Objective>
Please write out the material below exactly as given.

Data>
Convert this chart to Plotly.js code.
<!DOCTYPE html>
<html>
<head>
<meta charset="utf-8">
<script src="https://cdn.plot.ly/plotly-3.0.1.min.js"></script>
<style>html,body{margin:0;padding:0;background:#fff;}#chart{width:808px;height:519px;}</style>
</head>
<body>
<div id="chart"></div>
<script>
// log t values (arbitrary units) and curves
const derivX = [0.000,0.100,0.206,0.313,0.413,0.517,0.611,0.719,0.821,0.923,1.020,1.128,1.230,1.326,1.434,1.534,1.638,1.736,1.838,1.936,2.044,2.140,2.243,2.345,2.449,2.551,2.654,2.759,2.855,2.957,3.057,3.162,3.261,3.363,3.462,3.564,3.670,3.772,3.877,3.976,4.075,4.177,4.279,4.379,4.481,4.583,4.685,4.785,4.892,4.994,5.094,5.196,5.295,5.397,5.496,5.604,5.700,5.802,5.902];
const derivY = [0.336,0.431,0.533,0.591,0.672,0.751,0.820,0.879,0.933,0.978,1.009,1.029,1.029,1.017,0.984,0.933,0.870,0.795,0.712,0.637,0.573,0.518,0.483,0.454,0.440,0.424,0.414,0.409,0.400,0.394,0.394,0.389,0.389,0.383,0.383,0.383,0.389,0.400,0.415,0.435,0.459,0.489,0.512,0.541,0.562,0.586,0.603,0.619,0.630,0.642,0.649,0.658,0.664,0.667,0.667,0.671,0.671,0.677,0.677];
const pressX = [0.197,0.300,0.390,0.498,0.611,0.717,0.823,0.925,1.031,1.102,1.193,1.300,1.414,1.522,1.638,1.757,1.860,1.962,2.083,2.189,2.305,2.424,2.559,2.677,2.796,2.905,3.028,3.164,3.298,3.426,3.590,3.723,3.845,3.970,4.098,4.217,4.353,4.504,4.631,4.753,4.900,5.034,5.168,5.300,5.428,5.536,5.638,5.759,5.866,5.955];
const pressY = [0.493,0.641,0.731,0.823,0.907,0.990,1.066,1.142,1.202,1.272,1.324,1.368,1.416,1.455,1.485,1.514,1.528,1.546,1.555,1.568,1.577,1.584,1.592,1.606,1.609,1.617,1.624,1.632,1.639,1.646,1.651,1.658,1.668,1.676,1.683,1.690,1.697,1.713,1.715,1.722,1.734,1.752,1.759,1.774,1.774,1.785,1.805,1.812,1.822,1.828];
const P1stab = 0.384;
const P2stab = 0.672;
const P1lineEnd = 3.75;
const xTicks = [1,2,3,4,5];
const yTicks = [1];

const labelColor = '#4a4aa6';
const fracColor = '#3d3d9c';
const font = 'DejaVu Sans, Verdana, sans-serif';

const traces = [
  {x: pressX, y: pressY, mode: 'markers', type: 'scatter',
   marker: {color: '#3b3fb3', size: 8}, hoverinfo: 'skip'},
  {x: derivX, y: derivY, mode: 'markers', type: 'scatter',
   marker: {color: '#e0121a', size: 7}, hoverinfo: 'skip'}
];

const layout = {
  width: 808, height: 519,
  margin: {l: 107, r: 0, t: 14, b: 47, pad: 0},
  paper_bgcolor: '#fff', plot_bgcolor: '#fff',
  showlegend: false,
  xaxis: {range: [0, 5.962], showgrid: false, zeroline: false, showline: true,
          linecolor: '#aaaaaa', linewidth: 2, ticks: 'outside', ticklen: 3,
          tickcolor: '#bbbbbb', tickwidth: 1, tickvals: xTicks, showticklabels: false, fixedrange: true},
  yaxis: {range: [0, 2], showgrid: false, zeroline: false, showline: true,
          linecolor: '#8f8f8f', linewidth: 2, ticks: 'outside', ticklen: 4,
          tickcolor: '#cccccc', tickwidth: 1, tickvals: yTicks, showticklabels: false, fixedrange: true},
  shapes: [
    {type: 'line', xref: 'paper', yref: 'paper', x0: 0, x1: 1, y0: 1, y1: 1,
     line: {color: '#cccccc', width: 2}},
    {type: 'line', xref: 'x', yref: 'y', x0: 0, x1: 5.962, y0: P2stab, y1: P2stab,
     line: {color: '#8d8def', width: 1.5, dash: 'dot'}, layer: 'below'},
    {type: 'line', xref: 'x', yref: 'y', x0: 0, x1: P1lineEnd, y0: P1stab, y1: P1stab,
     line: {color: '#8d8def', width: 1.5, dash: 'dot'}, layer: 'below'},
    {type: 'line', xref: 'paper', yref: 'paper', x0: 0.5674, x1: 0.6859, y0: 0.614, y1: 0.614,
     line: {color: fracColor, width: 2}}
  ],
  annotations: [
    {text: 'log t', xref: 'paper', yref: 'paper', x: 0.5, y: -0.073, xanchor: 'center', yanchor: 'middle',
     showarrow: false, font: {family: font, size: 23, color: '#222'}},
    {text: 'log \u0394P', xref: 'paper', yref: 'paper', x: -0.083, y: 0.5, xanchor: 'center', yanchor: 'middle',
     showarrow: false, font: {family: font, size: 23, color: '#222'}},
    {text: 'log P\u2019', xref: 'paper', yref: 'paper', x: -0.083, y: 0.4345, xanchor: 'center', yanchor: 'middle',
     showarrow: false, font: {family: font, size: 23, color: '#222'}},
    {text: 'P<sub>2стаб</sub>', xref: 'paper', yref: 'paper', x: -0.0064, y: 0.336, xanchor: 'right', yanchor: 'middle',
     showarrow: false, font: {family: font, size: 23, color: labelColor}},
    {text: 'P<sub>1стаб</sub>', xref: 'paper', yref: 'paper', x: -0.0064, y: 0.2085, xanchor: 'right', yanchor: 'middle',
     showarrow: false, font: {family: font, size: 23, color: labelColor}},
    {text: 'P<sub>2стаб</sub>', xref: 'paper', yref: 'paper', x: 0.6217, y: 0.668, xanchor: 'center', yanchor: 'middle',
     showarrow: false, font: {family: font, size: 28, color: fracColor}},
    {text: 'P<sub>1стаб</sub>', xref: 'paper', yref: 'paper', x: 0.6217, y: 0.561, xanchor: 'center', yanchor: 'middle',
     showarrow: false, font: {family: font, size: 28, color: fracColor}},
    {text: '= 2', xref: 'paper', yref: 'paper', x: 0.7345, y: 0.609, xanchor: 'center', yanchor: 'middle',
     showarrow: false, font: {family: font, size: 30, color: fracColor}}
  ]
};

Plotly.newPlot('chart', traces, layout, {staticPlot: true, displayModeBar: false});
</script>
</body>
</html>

Solution>
Convert this chart to Plotly.js code.
<!DOCTYPE html>
<html>
<head>
<meta charset="utf-8">
<script src="https://cdn.plot.ly/plotly-3.0.1.min.js"></script>
<style>html,body{margin:0;padding:0;background:#fff;}#chart{width:808px;height:519px;}</style>
</head>
<body>
<div id="chart"></div>
<script>
// log t values (arbitrary units) and curves
const derivX = [0.000,0.100,0.206,0.313,0.413,0.517,0.611,0.719,0.821,0.923,1.020,1.128,1.230,1.326,1.434,1.534,1.638,1.736,1.838,1.936,2.044,2.140,2.243,2.345,2.449,2.551,2.654,2.759,2.855,2.957,3.057,3.162,3.261,3.363,3.462,3.564,3.670,3.772,3.877,3.976,4.075,4.177,4.279,4.379,4.481,4.583,4.685,4.785,4.892,4.994,5.094,5.196,5.295,5.397,5.496,5.604,5.700,5.802,5.902];
const derivY = [0.336,0.431,0.533,0.591,0.672,0.751,0.820,0.879,0.933,0.978,1.009,1.029,1.029,1.017,0.984,0.933,0.870,0.795,0.712,0.637,0.573,0.518,0.483,0.454,0.440,0.424,0.414,0.409,0.400,0.394,0.394,0.389,0.389,0.383,0.383,0.383,0.389,0.400,0.415,0.435,0.459,0.489,0.512,0.541,0.562,0.586,0.603,0.619,0.630,0.642,0.649,0.658,0.664,0.667,0.667,0.671,0.671,0.677,0.677];
const pressX = [0.197,0.300,0.390,0.498,0.611,0.717,0.823,0.925,1.031,1.102,1.193,1.300,1.414,1.522,1.638,1.757,1.860,1.962,2.083,2.189,2.305,2.424,2.559,2.677,2.796,2.905,3.028,3.164,3.298,3.426,3.590,3.723,3.845,3.970,4.098,4.217,4.353,4.504,4.631,4.753,4.900,5.034,5.168,5.300,5.428,5.536,5.638,5.759,5.866,5.955];
const pressY = [0.493,0.641,0.731,0.823,0.907,0.990,1.066,1.142,1.202,1.272,1.324,1.368,1.416,1.455,1.485,1.514,1.528,1.546,1.555,1.568,1.577,1.584,1.592,1.606,1.609,1.617,1.624,1.632,1.639,1.646,1.651,1.658,1.668,1.676,1.683,1.690,1.697,1.713,1.715,1.722,1.734,1.752,1.759,1.774,1.774,1.785,1.805,1.812,1.822,1.828];
const P1stab = 0.384;
const P2stab = 0.672;
const P1lineEnd = 3.75;
const xTicks = [1,2,3,4,5];
const yTicks = [1];

const labelColor = '#4a4aa6';
const fracColor = '#3d3d9c';
const font = 'DejaVu Sans, Verdana, sans-serif';

const traces = [
  {x: pressX, y: pressY, mode: 'markers', type: 'scatter',
   marker: {color: '#3b3fb3', size: 8}, hoverinfo: 'skip'},
  {x: derivX, y: derivY, mode: 'markers', type: 'scatter',
   marker: {color: '#e0121a', size: 7}, hoverinfo: 'skip'}
];

const layout = {
  width: 808, height: 519,
  margin: {l: 107, r: 0, t: 14, b: 47, pad: 0},
  paper_bgcolor: '#fff', plot_bgcolor: '#fff',
  showlegend: false,
  xaxis: {range: [0, 5.962], showgrid: false, zeroline: false, showline: true,
          linecolor: '#aaaaaa', linewidth: 2, ticks: 'outside', ticklen: 3,
          tickcolor: '#bbbbbb', tickwidth: 1, tickvals: xTicks, showticklabels: false, fixedrange: true},
  yaxis: {range: [0, 2], showgrid: false, zeroline: false, showline: true,
          linecolor: '#8f8f8f', linewidth: 2, ticks: 'outside', ticklen: 4,
          tickcolor: '#cccccc', tickwidth: 1, tickvals: yTicks, showticklabels: false, fixedrange: true},
  shapes: [
    {type: 'line', xref: 'paper', yref: 'paper', x0: 0, x1: 1, y0: 1, y1: 1,
     line: {color: '#cccccc', width: 2}},
    {type: 'line', xref: 'x', yref: 'y', x0: 0, x1: 5.962, y0: P2stab, y1: P2stab,
     line: {color: '#8d8def', width: 1.5, dash: 'dot'}, layer: 'below'},
    {type: 'line', xref: 'x', yref: 'y', x0: 0, x1: P1lineEnd, y0: P1stab, y1: P1stab,
     line: {color: '#8d8def', width: 1.5, dash: 'dot'}, layer: 'below'},
    {type: 'line', xref: 'paper', yref: 'paper', x0: 0.5674, x1: 0.6859, y0: 0.614, y1: 0.614,
     line: {color: fracColor, width: 2}}
  ],
  annotations: [
    {text: 'log t', xref: 'paper', yref: 'paper', x: 0.5, y: -0.073, xanchor: 'center', yanchor: 'middle',
     showarrow: false, font: {family: font, size: 23, color: '#222'}},
    {text: 'log \u0394P', xref: 'paper', yref: 'paper', x: -0.083, y: 0.5, xanchor: 'center', yanchor: 'middle',
     showarrow: false, font: {family: font, size: 23, color: '#222'}},
    {text: 'log P\u2019', xref: 'paper', yref: 'paper', x: -0.083, y: 0.4345, xanchor: 'center', yanchor: 'middle',
     showarrow: false, font: {family: font, size: 23, color: '#222'}},
    {text: 'P<sub>2стаб</sub>', xref: 'paper', yref: 'paper', x: -0.0064, y: 0.336, xanchor: 'right', yanchor: 'middle',
     showarrow: false, font: {family: font, size: 23, color: labelColor}},
    {text: 'P<sub>1стаб</sub>', xref: 'paper', yref: 'paper', x: -0.0064, y: 0.2085, xanchor: 'right', yanchor: 'middle',
     showarrow: false, font: {family: font, size: 23, color: labelColor}},
    {text: 'P<sub>2стаб</sub>', xref: 'paper', yref: 'paper', x: 0.6217, y: 0.668, xanchor: 'center', yanchor: 'middle',
     showarrow: false, font: {family: font, size: 28, color: fracColor}},
    {text: 'P<sub>1стаб</sub>', xref: 'paper', yref: 'paper', x: 0.6217, y: 0.561, xanchor: 'center', yanchor: 'middle',
     showarrow: false, font: {family: font, size: 28, color: fracColor}},
    {text: '= 2', xref: 'paper', yref: 'paper', x: 0.7345, y: 0.609, xanchor: 'center', yanchor: 'middle',
     showarrow: false, font: {family: font, size: 30, color: fracColor}}
  ]
};

Plotly.newPlot('chart', traces, layout, {staticPlot: true, displayModeBar: false});
</script>
</body>
</html>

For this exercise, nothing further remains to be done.